Richemont finds a new online paradigm
Interim results to end-September will show just how much of a game-changer the effect of e-commerce will be
Rupert family-controlled luxury goods conglomerate Richemont remains one of the default options for investors rattled by a ravaged rand, despite a rather demanding market rating.
Not surprisingly, then, Richemont is up around 13% in the year to date on the JSE. But on the Swiss stock exchange the shares are down a disappointing 10%. In fact, at the time of writing, Richemont’s listed shares had drifted below Sf80 on the Swiss bourse — the lowest level in almost 18 months.
The JSE shows Richemont trading on a trailing earnings multiple of nearly 40, with the forward multiple at a "more modest" early 20s. The group obviously needs some sprightly growth figures to justify that rating.
Richemont’s sales update for the five months to end-August was satisfactory, with most local analysts not too perturbed that the 22% top-line increase in constant currency lagged slightly behind market expectations of around 23.5%.

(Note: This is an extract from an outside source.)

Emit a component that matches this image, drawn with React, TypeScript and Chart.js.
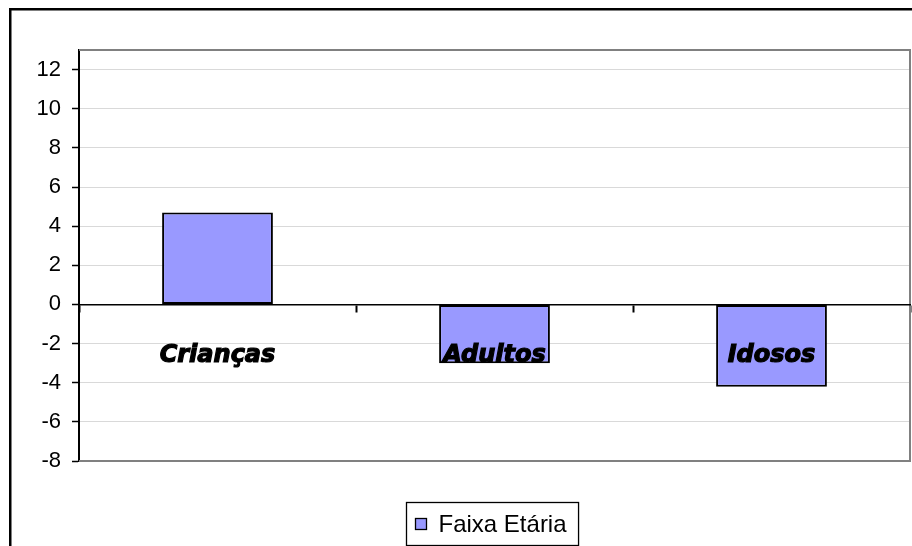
import React, { useEffect, useRef } from "react";
import { Chart, registerables } from "chart.js";

Chart.register(...registerables);

const categories = ["Crianças", "Adultos", "Idosos"];
const seriesValues = [4.7, -3, -4.2];
const seriesLabel = "Faixa Etária";
const yTickValues = [-8, -6, -4, -2, 0, 2, 4, 6, 8, 10, 12];
const yMin = -8;
const yMax = 13;

const BAR_COLOR = "#9999ff";

const framePlugin = {
  id: "frameAndLegend",
  beforeDatasetsDraw(chart: any) {
    const { ctx, chartArea } = chart;
    ctx.save();
    ctx.strokeStyle = "#808080";
    ctx.lineWidth = 2;
    ctx.beginPath();
    ctx.moveTo(chartArea.left, chartArea.top);
    ctx.lineTo(chartArea.right, chartArea.top);
    ctx.lineTo(chartArea.right, chartArea.bottom);
    ctx.lineTo(chartArea.left, chartArea.bottom);
    ctx.stroke();
    ctx.restore();
  },
  afterDraw(chart: any) {
    const { ctx, chartArea, width, height } = chart;
    ctx.save();
    // outer frame (top and left visible)
    ctx.fillStyle = "#000";
    ctx.fillRect(1, 0, 2.5, height);
    ctx.fillRect(1, 0, width, 2.5);

    // legend
    const ds = chart.data.datasets[0];
    ctx.font = "24px 'Liberation Sans', Arial, sans-serif";
    const tw = ctx.measureText(ds.label).width;
    const box = 11;
    const padL = 9;
    const gap = 12;
    const padR = 12;
    const w = padL + box + gap + tw + padR;
    const h = 43;
    const cx = (chartArea.left + chartArea.right) / 2 - 2;
    const x0 = Math.round(cx - w / 2) + 0.5;
    const y0 = 494.5;
    ctx.strokeStyle = "#000";
    ctx.lineWidth = 1.3;
    ctx.fillStyle = "#fff";
    ctx.fillRect(x0, y0, w, h);
    ctx.strokeRect(x0, y0, w, h);
    const my = y0 + h / 2;
    ctx.fillStyle = ds.backgroundColor;
    ctx.fillRect(x0 + padL, my - box / 2, box, box);
    ctx.strokeRect(x0 + padL, my - box / 2, box, box);
    ctx.fillStyle = "#000";
    ctx.textBaseline = "middle";
    ctx.textAlign = "left";
    ctx.fillText(ds.label, x0 + padL + box + gap, my + 1);
    ctx.restore();
  },
};

export default function App() {
  const ref = useRef<HTMLCanvasElement | null>(null);

  useEffect(() => {
    document.documentElement.style.overflow = "hidden";
    document.body.style.margin = "8px 0 0 8px";
    const canvas = ref.current;
    if (!canvas) return;
    const chart = new Chart(canvas, {
      type: "bar",
      data: {
        labels: categories,
        datasets: [
          {
            label: seriesLabel,
            data: seriesValues,
            backgroundColor: BAR_COLOR,
            borderColor: "#000",
            borderWidth: 2,
            borderSkipped: false,
            barPercentage: 0.4,
            categoryPercentage: 1,
          },
        ],
      },
      options: {
        responsive: false,
        animation: false,
        layout: { padding: { top: 42, right: 2, bottom: 85, left: 0 } },
        plugins: {
          legend: { display: false },
          tooltip: { enabled: false },
          title: { display: false },
        },
        scales: {
          x: {
            type: "category",
            position: { y: 0 } as any,
            offset: true,
            grid: {
              offset: true,
              drawOnChartArea: false,
              drawTicks: true,
              tickLength: 7,
              tickColor: "#000",
              tickWidth: 2,
            },
            border: { color: "#000", width: 1.5, z: 1 },
            ticks: {
              z: 1,
              padding: 30,
              color: "#000",
              textStrokeColor: "#000",
              textStrokeWidth: 1.2,
              maxRotation: 0,
              autoSkip: false,
              font: {
                family: "'DejaVu Sans', sans-serif",
                size: 24,
                weight: "bold",
                style: "italic",
              },
            },
          },
          y: {
            type: "linear",
            min: yMin,
            max: yMax,
            afterBuildTicks: (s: any) => {
              s.ticks = yTickValues.map((value) => ({ value }));
            },
            afterFit: (s: any) => {
              s.width = 71;
            },
            grid: {
              color: "#d9d9d9",
              lineWidth: 1,
              drawTicks: true,
              tickLength: 7,
              tickColor: "#000",
              tickWidth: 1.5,
            },
            border: { color: "#000", width: 2 },
            ticks: {
              padding: 11,
              color: "#000",
              font: { family: "'Liberation Sans', Arial, sans-serif", size: 22 },
            },
          },
        },
      },
      plugins: [framePlugin],
    });
    return () => chart.destroy();
  }, []);

  return (
    <div style={{ width: 904, height: 538 }}>
      <canvas ref={ref} width={904} height={538} style={{ display: "block" }} />
    </div>
  );
}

If the contributions of online sales platform Yoox Net-A-Porter Group (YNAP) and second-hand timepiece dealer Watchfinder.co.uk, which have been consolidated since May and June respectively, are stripped out, Richemont’s sales for the five-month period increased by only 10% at constant exchange rates and by 7% at actual exchange rates.

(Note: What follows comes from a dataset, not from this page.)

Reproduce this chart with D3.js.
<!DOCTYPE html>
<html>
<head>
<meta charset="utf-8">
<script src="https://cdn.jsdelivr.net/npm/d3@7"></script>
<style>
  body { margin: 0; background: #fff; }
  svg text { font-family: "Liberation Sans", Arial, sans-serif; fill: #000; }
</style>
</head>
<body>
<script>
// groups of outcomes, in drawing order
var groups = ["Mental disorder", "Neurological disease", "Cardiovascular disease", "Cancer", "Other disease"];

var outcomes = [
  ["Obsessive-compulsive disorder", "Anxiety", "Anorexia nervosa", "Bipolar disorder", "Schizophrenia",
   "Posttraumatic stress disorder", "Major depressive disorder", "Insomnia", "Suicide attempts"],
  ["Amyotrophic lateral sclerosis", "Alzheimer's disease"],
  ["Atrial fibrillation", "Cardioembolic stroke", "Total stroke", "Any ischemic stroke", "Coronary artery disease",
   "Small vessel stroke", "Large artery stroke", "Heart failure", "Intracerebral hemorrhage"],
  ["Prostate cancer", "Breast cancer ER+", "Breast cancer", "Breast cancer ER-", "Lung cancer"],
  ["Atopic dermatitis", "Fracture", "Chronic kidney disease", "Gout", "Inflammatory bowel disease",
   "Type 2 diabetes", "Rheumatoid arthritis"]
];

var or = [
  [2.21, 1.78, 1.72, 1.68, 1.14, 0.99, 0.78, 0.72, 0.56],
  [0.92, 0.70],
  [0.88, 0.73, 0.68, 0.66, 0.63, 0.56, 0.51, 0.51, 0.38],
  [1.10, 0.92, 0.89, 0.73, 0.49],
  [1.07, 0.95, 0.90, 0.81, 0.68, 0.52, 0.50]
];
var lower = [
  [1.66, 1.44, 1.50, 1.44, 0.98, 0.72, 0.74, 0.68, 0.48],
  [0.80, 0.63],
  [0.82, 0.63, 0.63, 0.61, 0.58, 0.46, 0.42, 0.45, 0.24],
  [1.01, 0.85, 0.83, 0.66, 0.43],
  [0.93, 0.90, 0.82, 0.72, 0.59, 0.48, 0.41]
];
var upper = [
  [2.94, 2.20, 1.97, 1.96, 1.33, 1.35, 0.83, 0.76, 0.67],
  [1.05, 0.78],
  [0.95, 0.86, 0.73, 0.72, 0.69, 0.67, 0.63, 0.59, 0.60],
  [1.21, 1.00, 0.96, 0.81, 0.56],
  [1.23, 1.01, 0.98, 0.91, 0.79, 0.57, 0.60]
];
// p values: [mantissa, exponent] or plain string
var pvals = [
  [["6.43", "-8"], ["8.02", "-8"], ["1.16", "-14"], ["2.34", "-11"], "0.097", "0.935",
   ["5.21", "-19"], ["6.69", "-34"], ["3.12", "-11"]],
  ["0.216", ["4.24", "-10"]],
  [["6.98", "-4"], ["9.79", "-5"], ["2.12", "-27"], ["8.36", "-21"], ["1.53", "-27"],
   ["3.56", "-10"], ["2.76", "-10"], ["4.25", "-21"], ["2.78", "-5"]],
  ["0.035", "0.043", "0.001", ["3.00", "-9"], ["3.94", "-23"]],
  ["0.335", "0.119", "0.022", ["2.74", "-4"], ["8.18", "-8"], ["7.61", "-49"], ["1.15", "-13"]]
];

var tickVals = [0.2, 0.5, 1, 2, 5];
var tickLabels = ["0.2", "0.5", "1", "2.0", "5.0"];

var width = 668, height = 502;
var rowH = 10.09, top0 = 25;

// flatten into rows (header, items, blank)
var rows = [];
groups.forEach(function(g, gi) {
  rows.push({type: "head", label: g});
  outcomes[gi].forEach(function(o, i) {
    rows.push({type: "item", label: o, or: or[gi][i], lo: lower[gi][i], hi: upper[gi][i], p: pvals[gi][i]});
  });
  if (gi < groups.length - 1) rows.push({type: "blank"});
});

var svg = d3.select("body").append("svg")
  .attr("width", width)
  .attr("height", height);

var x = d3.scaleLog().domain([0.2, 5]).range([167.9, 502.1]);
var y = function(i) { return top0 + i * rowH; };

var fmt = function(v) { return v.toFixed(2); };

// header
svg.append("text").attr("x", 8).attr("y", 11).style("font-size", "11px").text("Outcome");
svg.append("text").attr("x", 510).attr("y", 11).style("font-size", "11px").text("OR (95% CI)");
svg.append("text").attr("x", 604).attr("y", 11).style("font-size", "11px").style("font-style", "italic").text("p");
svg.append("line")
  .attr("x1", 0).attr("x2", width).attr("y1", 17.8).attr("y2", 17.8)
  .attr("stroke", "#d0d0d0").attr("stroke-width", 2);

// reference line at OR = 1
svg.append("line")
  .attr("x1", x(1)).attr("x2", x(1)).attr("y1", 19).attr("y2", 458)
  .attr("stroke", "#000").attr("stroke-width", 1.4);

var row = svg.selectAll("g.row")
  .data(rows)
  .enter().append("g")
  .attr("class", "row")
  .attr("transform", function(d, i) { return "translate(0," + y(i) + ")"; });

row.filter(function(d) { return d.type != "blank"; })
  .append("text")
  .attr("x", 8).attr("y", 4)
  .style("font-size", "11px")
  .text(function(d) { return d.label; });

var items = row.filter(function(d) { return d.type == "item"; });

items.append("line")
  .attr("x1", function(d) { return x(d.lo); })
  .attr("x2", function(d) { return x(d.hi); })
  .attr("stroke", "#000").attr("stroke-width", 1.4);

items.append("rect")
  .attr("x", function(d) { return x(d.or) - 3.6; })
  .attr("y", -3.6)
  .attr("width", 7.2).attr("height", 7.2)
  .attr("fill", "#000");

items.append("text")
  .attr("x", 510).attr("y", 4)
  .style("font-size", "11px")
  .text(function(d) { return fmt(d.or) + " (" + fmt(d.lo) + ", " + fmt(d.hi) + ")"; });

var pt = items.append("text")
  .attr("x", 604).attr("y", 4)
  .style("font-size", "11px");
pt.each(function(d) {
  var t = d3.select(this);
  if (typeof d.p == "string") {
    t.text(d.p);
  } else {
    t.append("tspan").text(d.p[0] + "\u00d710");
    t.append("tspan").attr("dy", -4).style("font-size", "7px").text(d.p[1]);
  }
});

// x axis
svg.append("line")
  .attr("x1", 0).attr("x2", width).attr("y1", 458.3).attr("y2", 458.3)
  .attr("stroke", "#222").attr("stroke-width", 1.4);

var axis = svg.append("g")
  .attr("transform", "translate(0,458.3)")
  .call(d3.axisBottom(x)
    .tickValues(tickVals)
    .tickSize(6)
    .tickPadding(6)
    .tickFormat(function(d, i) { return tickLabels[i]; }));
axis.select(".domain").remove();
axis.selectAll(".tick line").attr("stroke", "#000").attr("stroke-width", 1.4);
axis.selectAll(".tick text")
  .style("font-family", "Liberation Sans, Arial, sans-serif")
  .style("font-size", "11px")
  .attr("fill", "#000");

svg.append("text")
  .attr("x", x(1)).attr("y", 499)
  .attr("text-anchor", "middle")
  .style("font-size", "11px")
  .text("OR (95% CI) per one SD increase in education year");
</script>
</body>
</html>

The detailed Richemont sales figures are always interesting to unpack. The 23% hike in sales in the key Asia Pacific markets to €2.1bn was the standout, though gains in Europe (28% to €1.7bn) and the Americas (42% to €1bn) were also impressive.
But this time the usual drilling down into the geographic spread of sales might be superseded by growing interest in the online sales numbers (especially with the numbers from YNAP and Watchfinder consolidated for the first time).
The official trading update comment about the online sales performance was scanty; attention was concentrated on the traditional luxury business. But the online numbers speak for themselves.
Richemont’s sales by distribution channel showed online sales at €718m, while sales by business area showed online trade at €720m. These figures represent about 13% of five months of sales of roughly €5.7bn.
At first glance this might be a tad disappointing, considering Richemont CFO Burkhart Grund’s remarks earlier this year that the group’s e-commerce sales would grow from 1% to 17% with YNAP on board.
But the full contribution from YNAP, which was previously part-owned by Richemont, was for four months of the five-month trading period, and the considerably smaller Watchfinder contributed for only three months.
It’s probably imprudent to attempt to annualise the online contribution for the six-month or even full-year period, but it seems relatively safe to assume a full-year online sales figure of close to €2bn.
This might equate to 14%-15% of total sales for the full year, and perhaps shift beyond the envisaged 17% mark in the following financial year as Richemont moves more of its own brand bouquet — including Cartier, Montblanc, Lancel, Van Cleef & Arpels, Baume & Mercier and Jaeger-LeCoultre — through e-commerce platforms.
To provide some context to Richemont’s online thrust, it’s worth noting that e-commerce sales are probably already larger on an annualised basis than what the group deems its "Other" division. The "Other" houses Richemont’s fashion brands, writing instruments and leather goods interests.
The upcoming interim results to end-September will be interesting, as it will show just how much of a game-changer the e-commerce thrust will be for Richemont over the longer term.
The appointment to the CEO position of group insider Jérôme Lambert, previously COO, also speaks to the concerted online sales effort at Richemont. Lambert, 49, has led key divisions like Jaeger-LeCoultre and Montblanc, and headed the group’s Specialist Watchmakers and fashion and leather businesses.
The CEO position, which was even filled temporarily by chairman Johann Rupert, had been vacant for close on 18 months. Lambert’s appointment has been widely welcomed, with a number of market watchers of the view that the new CEO is more "tuned in" to new market trends in the luxury sector – especially the younger consumers.
Electus Fund Managers co-head Neil Brown says appointing a new CEO has been a good move, especially as the CFO is relatively new to his role.
"However, the executive committee structure means that the heads of Cartier and Van Cleef & Arpels, as well as the CFO, do not report to the new CEO, as they are all ‘equals’. Instead, they all report to [chairman Johann] Rupert and the board. This seems a complicated [arrangement]."
Overall, Richemont looks to be at an interesting juncture. The e-commerce thrust looks promising and certainly scalable, considering that Richemont still has a cash-clad balance sheet.
Richemont played down acquisitions during the most recent results presentation. But niche businesses such as Watchfinder might show the benefits of partnering with a financially muscular group with a broader online platform.
The FM considers that at current levels Richemont offers fair value for long-term investors willing to back a new luxury-brands sales paradigm.